Tom’s post about Tony Bennett and the Kennedy Center Honors reminded me that Mr. Bennett is my only bona-fide brush with celebrity in DC. Well, that’s not entirely true – I’ve also in my time bumped into Bob Dole as he entered the Four Seasons, spotted Clinton as he exited the church on 16th street, saw both Tony Williams and Eleanor Holmes Norton at Eastern Market, oh, and then there was the time I watched Marion Barry hold court at the YMCA. But none of these were remotely exciting, really. They’re all political sightings, which any number of us can have on any given day of the week in DC. Ho-hum. But Mr. Tony Bennett, now that’s something.
I was having lunch in a little cafe near the Kennedy Center back in ’96. My back was to the room, so I could do my usual daydream drill of staring out the window thinking “some day I’m going…” whatever it was that day. I began to be aware of an electric charge in the room, the way people were talking was changing, and I heard someone begin the dance of deference. “Hmmm.. someone important is here,” I thought, “who cares?”
I was just drifting back into my lunchtime reverie when a strong, craggy yet impossibly smooth voice made itself known. It was like hearing a beloved uncle, unexpectedly, laden down with presents just for you. I sat straight up. That voice! It was, no, could it be? “Fly me to the moon…”

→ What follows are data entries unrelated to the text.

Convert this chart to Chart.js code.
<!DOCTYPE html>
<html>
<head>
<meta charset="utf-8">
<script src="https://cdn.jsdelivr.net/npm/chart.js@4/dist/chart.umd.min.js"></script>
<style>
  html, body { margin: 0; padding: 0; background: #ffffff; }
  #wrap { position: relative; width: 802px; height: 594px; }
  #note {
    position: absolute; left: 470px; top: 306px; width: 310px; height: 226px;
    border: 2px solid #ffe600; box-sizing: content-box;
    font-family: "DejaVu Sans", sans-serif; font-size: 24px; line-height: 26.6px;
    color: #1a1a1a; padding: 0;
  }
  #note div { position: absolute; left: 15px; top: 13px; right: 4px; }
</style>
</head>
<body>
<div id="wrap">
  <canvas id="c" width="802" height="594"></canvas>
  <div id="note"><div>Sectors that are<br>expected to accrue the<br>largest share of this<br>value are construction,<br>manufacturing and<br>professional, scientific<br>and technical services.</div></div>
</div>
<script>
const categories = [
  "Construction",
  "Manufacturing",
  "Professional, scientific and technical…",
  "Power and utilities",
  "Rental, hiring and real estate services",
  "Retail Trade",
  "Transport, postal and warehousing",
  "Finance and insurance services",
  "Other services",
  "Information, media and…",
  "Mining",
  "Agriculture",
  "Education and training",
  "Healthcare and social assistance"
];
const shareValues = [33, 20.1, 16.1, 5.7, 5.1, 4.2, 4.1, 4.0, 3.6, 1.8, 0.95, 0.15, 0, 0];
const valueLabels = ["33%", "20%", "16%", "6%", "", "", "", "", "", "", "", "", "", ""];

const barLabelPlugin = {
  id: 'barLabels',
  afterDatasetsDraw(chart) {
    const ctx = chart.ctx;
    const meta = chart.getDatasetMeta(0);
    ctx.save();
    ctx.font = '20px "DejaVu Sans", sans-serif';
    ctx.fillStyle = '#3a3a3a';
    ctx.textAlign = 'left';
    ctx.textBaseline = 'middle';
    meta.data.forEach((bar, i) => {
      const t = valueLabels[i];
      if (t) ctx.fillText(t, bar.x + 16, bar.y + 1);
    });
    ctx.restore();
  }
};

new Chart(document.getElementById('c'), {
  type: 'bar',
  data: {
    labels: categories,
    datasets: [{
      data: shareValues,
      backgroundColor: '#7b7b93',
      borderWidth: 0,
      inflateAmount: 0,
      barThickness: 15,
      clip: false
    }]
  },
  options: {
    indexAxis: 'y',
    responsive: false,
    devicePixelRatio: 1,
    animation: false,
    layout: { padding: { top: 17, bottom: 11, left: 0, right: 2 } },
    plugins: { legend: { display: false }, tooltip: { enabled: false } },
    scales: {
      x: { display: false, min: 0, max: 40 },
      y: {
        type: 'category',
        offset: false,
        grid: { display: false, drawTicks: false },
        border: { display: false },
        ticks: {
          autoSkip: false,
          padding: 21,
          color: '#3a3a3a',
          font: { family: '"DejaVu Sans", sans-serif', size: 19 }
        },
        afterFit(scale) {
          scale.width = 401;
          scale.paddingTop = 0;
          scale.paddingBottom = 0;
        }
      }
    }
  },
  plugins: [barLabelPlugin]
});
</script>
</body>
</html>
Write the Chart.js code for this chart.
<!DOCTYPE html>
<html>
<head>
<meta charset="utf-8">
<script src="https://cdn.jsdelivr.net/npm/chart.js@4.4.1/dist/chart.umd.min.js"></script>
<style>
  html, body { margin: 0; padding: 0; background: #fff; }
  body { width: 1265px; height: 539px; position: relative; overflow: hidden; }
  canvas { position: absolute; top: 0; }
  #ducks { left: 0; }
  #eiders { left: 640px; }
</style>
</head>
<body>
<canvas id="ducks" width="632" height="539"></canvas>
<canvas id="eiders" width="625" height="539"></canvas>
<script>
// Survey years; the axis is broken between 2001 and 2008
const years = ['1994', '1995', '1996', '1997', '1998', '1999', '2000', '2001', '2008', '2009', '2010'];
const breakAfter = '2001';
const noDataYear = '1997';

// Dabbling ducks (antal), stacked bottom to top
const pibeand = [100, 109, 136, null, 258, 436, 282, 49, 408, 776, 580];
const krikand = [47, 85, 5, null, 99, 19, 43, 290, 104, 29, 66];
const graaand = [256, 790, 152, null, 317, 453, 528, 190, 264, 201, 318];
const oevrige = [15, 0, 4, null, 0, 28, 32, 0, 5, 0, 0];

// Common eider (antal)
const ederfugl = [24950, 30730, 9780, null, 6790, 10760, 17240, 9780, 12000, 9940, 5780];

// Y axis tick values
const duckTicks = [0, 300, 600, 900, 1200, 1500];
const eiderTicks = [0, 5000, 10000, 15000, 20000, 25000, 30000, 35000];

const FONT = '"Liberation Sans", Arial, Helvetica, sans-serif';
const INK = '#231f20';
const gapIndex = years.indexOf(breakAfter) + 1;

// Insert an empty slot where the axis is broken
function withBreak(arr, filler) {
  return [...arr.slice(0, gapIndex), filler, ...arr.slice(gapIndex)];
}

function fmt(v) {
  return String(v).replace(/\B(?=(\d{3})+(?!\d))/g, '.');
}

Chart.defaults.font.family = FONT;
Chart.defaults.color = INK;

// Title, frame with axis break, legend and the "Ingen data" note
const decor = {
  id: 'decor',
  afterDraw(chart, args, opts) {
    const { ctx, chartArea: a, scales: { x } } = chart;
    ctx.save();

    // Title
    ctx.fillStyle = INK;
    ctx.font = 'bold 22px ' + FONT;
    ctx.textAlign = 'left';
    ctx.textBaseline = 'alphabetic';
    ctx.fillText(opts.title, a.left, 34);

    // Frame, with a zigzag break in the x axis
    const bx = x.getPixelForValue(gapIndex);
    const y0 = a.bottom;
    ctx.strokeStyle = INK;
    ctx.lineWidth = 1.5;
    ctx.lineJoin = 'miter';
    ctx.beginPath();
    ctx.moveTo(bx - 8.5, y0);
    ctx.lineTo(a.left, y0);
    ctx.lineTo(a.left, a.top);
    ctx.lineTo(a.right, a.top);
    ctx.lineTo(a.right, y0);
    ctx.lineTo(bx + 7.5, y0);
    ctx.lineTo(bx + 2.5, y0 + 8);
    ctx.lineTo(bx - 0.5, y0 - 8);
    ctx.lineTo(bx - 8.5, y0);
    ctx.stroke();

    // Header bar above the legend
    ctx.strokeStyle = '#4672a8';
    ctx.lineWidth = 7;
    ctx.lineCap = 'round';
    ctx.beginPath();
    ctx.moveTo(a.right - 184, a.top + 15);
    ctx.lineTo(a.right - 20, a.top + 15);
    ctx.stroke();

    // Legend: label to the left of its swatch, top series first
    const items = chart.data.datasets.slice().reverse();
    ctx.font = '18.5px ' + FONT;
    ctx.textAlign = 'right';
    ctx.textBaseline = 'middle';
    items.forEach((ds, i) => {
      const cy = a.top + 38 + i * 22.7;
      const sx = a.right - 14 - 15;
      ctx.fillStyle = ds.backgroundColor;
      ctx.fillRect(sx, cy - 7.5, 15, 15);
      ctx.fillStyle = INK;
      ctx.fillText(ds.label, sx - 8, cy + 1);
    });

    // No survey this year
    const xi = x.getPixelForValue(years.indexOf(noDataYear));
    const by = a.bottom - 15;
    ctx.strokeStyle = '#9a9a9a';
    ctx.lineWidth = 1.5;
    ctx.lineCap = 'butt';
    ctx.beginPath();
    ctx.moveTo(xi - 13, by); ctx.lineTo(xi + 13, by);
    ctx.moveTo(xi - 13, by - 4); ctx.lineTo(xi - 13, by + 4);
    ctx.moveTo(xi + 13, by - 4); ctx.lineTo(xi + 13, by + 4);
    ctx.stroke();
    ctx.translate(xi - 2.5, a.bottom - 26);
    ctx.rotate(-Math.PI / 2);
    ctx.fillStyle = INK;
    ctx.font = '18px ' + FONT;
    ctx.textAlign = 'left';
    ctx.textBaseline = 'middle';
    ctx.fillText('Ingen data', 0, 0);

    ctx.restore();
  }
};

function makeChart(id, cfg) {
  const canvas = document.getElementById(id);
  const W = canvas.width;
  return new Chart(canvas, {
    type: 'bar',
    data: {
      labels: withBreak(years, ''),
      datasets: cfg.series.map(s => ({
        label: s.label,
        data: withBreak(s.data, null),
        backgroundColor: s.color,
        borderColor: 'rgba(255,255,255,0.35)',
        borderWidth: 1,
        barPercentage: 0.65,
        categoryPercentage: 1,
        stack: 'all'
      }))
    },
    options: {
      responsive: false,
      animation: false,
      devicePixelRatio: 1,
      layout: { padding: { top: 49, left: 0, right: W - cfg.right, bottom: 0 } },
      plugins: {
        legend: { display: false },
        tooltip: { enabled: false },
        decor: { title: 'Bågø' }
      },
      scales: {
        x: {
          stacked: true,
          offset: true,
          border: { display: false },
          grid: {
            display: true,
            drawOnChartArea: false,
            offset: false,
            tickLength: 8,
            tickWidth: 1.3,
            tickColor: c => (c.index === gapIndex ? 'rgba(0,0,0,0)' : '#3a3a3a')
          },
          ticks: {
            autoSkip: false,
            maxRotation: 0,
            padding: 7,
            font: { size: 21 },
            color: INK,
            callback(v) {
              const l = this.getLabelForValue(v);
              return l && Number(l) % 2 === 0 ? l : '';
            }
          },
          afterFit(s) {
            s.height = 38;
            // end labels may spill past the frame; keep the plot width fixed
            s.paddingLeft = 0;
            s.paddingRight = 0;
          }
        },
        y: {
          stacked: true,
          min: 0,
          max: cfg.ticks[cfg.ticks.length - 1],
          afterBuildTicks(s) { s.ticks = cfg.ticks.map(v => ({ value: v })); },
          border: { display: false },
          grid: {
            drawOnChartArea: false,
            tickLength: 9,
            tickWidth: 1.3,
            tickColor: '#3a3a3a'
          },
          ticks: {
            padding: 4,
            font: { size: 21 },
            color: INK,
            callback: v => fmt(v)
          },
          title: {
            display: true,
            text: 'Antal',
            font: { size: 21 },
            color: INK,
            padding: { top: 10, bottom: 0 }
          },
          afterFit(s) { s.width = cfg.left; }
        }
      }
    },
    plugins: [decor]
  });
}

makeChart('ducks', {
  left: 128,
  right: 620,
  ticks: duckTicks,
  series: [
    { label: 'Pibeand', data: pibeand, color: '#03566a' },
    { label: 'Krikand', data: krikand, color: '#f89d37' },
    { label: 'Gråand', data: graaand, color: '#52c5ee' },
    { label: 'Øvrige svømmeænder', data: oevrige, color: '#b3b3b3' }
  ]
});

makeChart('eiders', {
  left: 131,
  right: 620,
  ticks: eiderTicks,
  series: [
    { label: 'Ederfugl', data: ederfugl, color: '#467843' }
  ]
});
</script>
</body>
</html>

Of course once I figured out it was him, sitting down having his lunch and being schmoozed by the cafe owner, I had to force myself not to turn around and morph into a giggling schoolgirl. The man is a god, definitely, but he should have his privacy. So I only snuck a glance when I was done and busing my tray to the counter. He was holding court with aplomb, in a tweedy jacket, collar open, silver-haired, those eyebrows, just as you’d imagine him and ready it seemed to start crooning any minute. I dashed out and called my dad to tell him I had just seen, “Tony! Bennett! The! Tony! Bennett!”
That’s it. My best brush with celebrity (while living in DC, that is. The best one in my life was the divine Alan Rickman, but that’s a non sequitur here. Besides, you might start accusing me of being a crazed celebrity hound. No!)